WHAT TO DO
Pictures within the data are to be left out; everything else must be reproduced exactly.
::::::
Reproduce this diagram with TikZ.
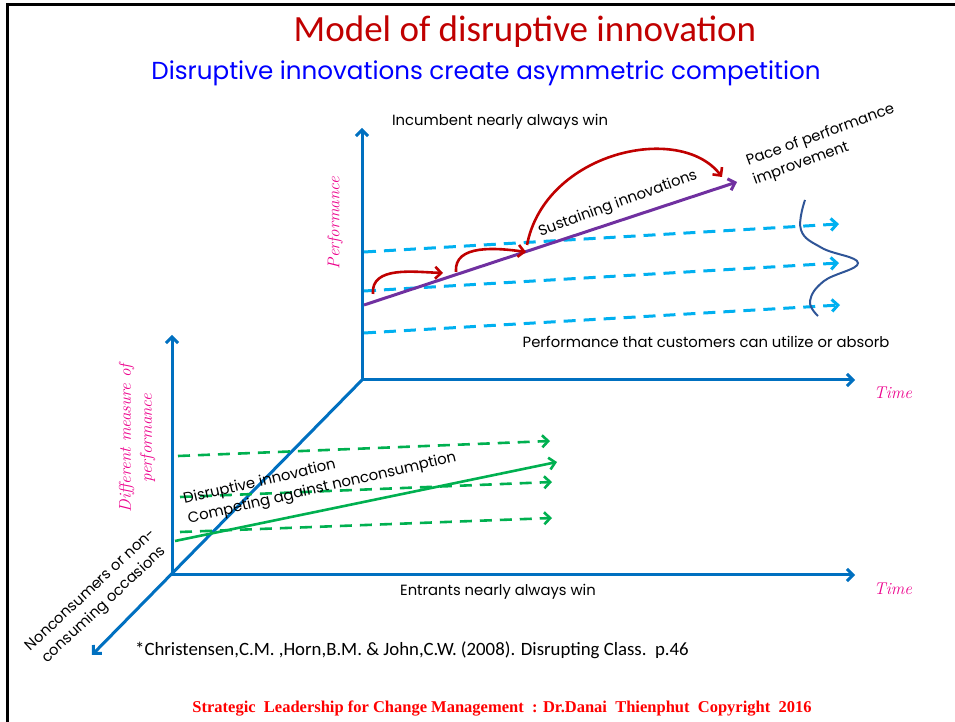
\documentclass[tikz,border=0pt]{standalone}
\usepackage{fontspec}
\usepackage{tikz}
\usetikzlibrary{arrows.meta}
\newfontfamily\headfont{Carlito}
\newfontfamily\handfont{Poppins}
\newfontfamily\footfont{Liberation Serif}
\definecolor{axisblue}{RGB}{0,112,192}
\definecolor{dashblue}{RGB}{0,176,240}
\definecolor{paceviolet}{RGB}{112,48,160}
\definecolor{jumpred}{RGB}{192,0,0}
\definecolor{entgreen}{RGB}{0,176,80}
\definecolor{spreadblue}{RGB}{47,85,151}

\begin{document}
\begin{tikzpicture}[x=1pt,y=1pt,>={Straight Barb[length=6pt,width=12pt]},
  axis/.style={axisblue,line width=3pt,->},
  absorb/.style={dashblue,line width=3pt,dash pattern=on 12pt off 8pt,->},
  cheap/.style={entgreen,line width=2.6pt,dash pattern=on 12pt off 8pt,->},
  jump/.style={jumpred,line width=2.6pt,->},
  say/.style={font=\handfont\fontsize{14.8}{20}\selectfont},
  hand/.style={magenta,font=\itshape\fontsize{17}{21}\selectfont}]
\useasboundingbox (0,0) rectangle (955,722);
\draw[line width=3pt] (7,0) -- (7,717) -- (955,717);

\node (title) at (525,690) {\headfont\fontsize{37}{42}\selectfont\color{jumpred}Model of disruptive innovation};
\node (subtitle) at (486,649) {\handfont\fontsize{24.6}{28}\selectfont\color{blue}Disruptive innovations create asymmetric competition};

\coordinate (upO) at (362,342);
\coordinate (upY) at (362,594);
\coordinate (upX) at (855,342);
\coordinate (loO) at (172,147);
\coordinate (loY) at (172,387);
\coordinate (loX) at (855,147);
\coordinate (depth) at (92,67);
\draw[axis] (upO) -- (upY);
\draw[axis] (upO) -- (upX);
\draw[axis] (loO) -- (loY);
\draw[axis] (loO) -- (loX);
\draw[axis] (upO) -- (depth);

\coordinate (a1) at (364,470); \coordinate (b1) at (839,498);
\coordinate (a2) at (364,431); \coordinate (b2) at (839,459);
\coordinate (a3) at (364,389); \coordinate (b3) at (840,417);
\draw[absorb] (a1) -- (b1);
\draw[absorb] (a2) -- (b2);
\draw[absorb] (a3) -- (b3);
\coordinate (paceS) at (364,417);
\coordinate (paceE) at (737,540);
\draw[paceviolet,line width=3pt,->] (paceS) -- (paceE);

\coordinate (j1) at (373,428); \coordinate (k1) at (443,449);
\coordinate (j2) at (456,450); \coordinate (k2) at (526,470);
\coordinate (j3) at (527,477); \coordinate (k3) at (722,545);
\draw[jump] (j1) to[out=95,in=178] (k1);
\draw[jump] (j2) to[out=95,in=172] (k2);
\draw[jump] (j3) .. controls (545,570) and (680,600) .. (k3);

\draw[spreadblue,line width=2pt] plot[smooth,tension=0.7] coordinates {(805,522) (801,492) (822,474) (858,459) (824,441) (810,421) (818,406)};

\coordinate (g1) at (178,266); \coordinate (h1) at (550,281);
\coordinate (g2) at (180,225); \coordinate (h2) at (552,240);
\coordinate (g3) at (180,190); \coordinate (h3) at (552,204);
\draw[cheap] (g1) -- (h1);
\draw[cheap] (g2) -- (h2);
\draw[cheap] (g3) -- (h3);
\coordinate (lowS) at (175,181);
\coordinate (lowE) at (557,260);
\draw[entgreen,line width=2.6pt,->] (lowS) -- (lowE);

\node[say] (incumbent) at (500,600) {Incumbent nearly always win};
\node[say,rotate=20] (sustain) at (618,518) {Sustaining innovations};
\node[say,rotate=20,align=left] (pace) at (824,577) {Pace of performance\\improvement};
\node[say] (absorbtext) at (706,380) {Performance that customers can utilize or absorb};
\node[say,rotate=13,align=left] (disrupt) at (320,243) {Disruptive innovation\\Competing against nonconsumption};
\node[say] (entrants) at (498,130) {Entrants nearly always win};
\node[say,rotate=43,align=center] (noncons) at (98,124) {Nonconsumers or non-\\consuming occasions};

\node[hand,rotate=90] (perflabel) at (335,499) {Performance};
\node[hand,rotate=90,align=center] (difflabel) at (137,284) {Different measure of\\performance};
\node[hand] (time1) at (893,329) {Time};
\node[hand] (time2) at (893,133) {Time};

\node (cite) at (412,72) {\headfont\fontsize{18.8}{22}\selectfont *Christensen,C.M. ,Horn,B.M. \& John,C.W. (2008). Disrupting Class.\ \ p.46};
\node (footer) at (502,13) {\footfont\bfseries\fontsize{16.5}{18}\selectfont\color{red}Strategic\ \ Leadership for Change Management\ \ : Dr.Danai\ \ Thienphut\ \ Copyright\ \ 2016};
\end{tikzpicture}
\end{document}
::::::
SOLVED EXERCISE
Reproduce this diagram with TikZ.
\documentclass[tikz,border=0pt]{standalone}
\usepackage{fontspec}
\usepackage{tikz}
\usetikzlibrary{arrows.meta}
\newfontfamily\headfont{Carlito}
\newfontfamily\handfont{Poppins}
\newfontfamily\footfont{Liberation Serif}
\definecolor{axisblue}{RGB}{0,112,192}
\definecolor{dashblue}{RGB}{0,176,240}
\definecolor{paceviolet}{RGB}{112,48,160}
\definecolor{jumpred}{RGB}{192,0,0}
\definecolor{entgreen}{RGB}{0,176,80}
\definecolor{spreadblue}{RGB}{47,85,151}

\begin{document}
\begin{tikzpicture}[x=1pt,y=1pt,>={Straight Barb[length=6pt,width=12pt]},
  axis/.style={axisblue,line width=3pt,->},
  absorb/.style={dashblue,line width=3pt,dash pattern=on 12pt off 8pt,->},
  cheap/.style={entgreen,line width=2.6pt,dash pattern=on 12pt off 8pt,->},
  jump/.style={jumpred,line width=2.6pt,->},
  say/.style={font=\handfont\fontsize{14.8}{20}\selectfont},
  hand/.style={magenta,font=\itshape\fontsize{17}{21}\selectfont}]
\useasboundingbox (0,0) rectangle (955,722);
\draw[line width=3pt] (7,0) -- (7,717) -- (955,717);

\node (title) at (525,690) {\headfont\fontsize{37}{42}\selectfont\color{jumpred}Model of disruptive innovation};
\node (subtitle) at (486,649) {\handfont\fontsize{24.6}{28}\selectfont\color{blue}Disruptive innovations create asymmetric competition};

\coordinate (upO) at (362,342);
\coordinate (upY) at (362,594);
\coordinate (upX) at (855,342);
\coordinate (loO) at (172,147);
\coordinate (loY) at (172,387);
\coordinate (loX) at (855,147);
\coordinate (depth) at (92,67);
\draw[axis] (upO) -- (upY);
\draw[axis] (upO) -- (upX);
\draw[axis] (loO) -- (loY);
\draw[axis] (loO) -- (loX);
\draw[axis] (upO) -- (depth);

\coordinate (a1) at (364,470); \coordinate (b1) at (839,498);
\coordinate (a2) at (364,431); \coordinate (b2) at (839,459);
\coordinate (a3) at (364,389); \coordinate (b3) at (840,417);
\draw[absorb] (a1) -- (b1);
\draw[absorb] (a2) -- (b2);
\draw[absorb] (a3) -- (b3);
\coordinate (paceS) at (364,417);
\coordinate (paceE) at (737,540);
\draw[paceviolet,line width=3pt,->] (paceS) -- (paceE);

\coordinate (j1) at (373,428); \coordinate (k1) at (443,449);
\coordinate (j2) at (456,450); \coordinate (k2) at (526,470);
\coordinate (j3) at (527,477); \coordinate (k3) at (722,545);
\draw[jump] (j1) to[out=95,in=178] (k1);
\draw[jump] (j2) to[out=95,in=172] (k2);
\draw[jump] (j3) .. controls (545,570) and (680,600) .. (k3);

\draw[spreadblue,line width=2pt] plot[smooth,tension=0.7] coordinates {(805,522) (801,492) (822,474) (858,459) (824,441) (810,421) (818,406)};

\coordinate (g1) at (178,266); \coordinate (h1) at (550,281);
\coordinate (g2) at (180,225); \coordinate (h2) at (552,240);
\coordinate (g3) at (180,190); \coordinate (h3) at (552,204);
\draw[cheap] (g1) -- (h1);
\draw[cheap] (g2) -- (h2);
\draw[cheap] (g3) -- (h3);
\coordinate (lowS) at (175,181);
\coordinate (lowE) at (557,260);
\draw[entgreen,line width=2.6pt,->] (lowS) -- (lowE);

\node[say] (incumbent) at (500,600) {Incumbent nearly always win};
\node[say,rotate=20] (sustain) at (618,518) {Sustaining innovations};
\node[say,rotate=20,align=left] (pace) at (824,577) {Pace of performance\\improvement};
\node[say] (absorbtext) at (706,380) {Performance that customers can utilize or absorb};
\node[say,rotate=13,align=left] (disrupt) at (320,243) {Disruptive innovation\\Competing against nonconsumption};
\node[say] (entrants) at (498,130) {Entrants nearly always win};
\node[say,rotate=43,align=center] (noncons) at (98,124) {Nonconsumers or non-\\consuming occasions};

\node[hand,rotate=90] (perflabel) at (335,499) {Performance};
\node[hand,rotate=90,align=center] (difflabel) at (137,284) {Different measure of\\performance};
\node[hand] (time1) at (893,329) {Time};
\node[hand] (time2) at (893,133) {Time};

\node (cite) at (412,72) {\headfont\fontsize{18.8}{22}\selectfont *Christensen,C.M. ,Horn,B.M. \& John,C.W. (2008). Disrupting Class.\ \ p.46};
\node (footer) at (502,13) {\footfont\bfseries\fontsize{16.5}{18}\selectfont\color{red}Strategic\ \ Leadership for Change Management\ \ : Dr.Danai\ \ Thienphut\ \ Copyright\ \ 2016};
\end{tikzpicture}
\end{document}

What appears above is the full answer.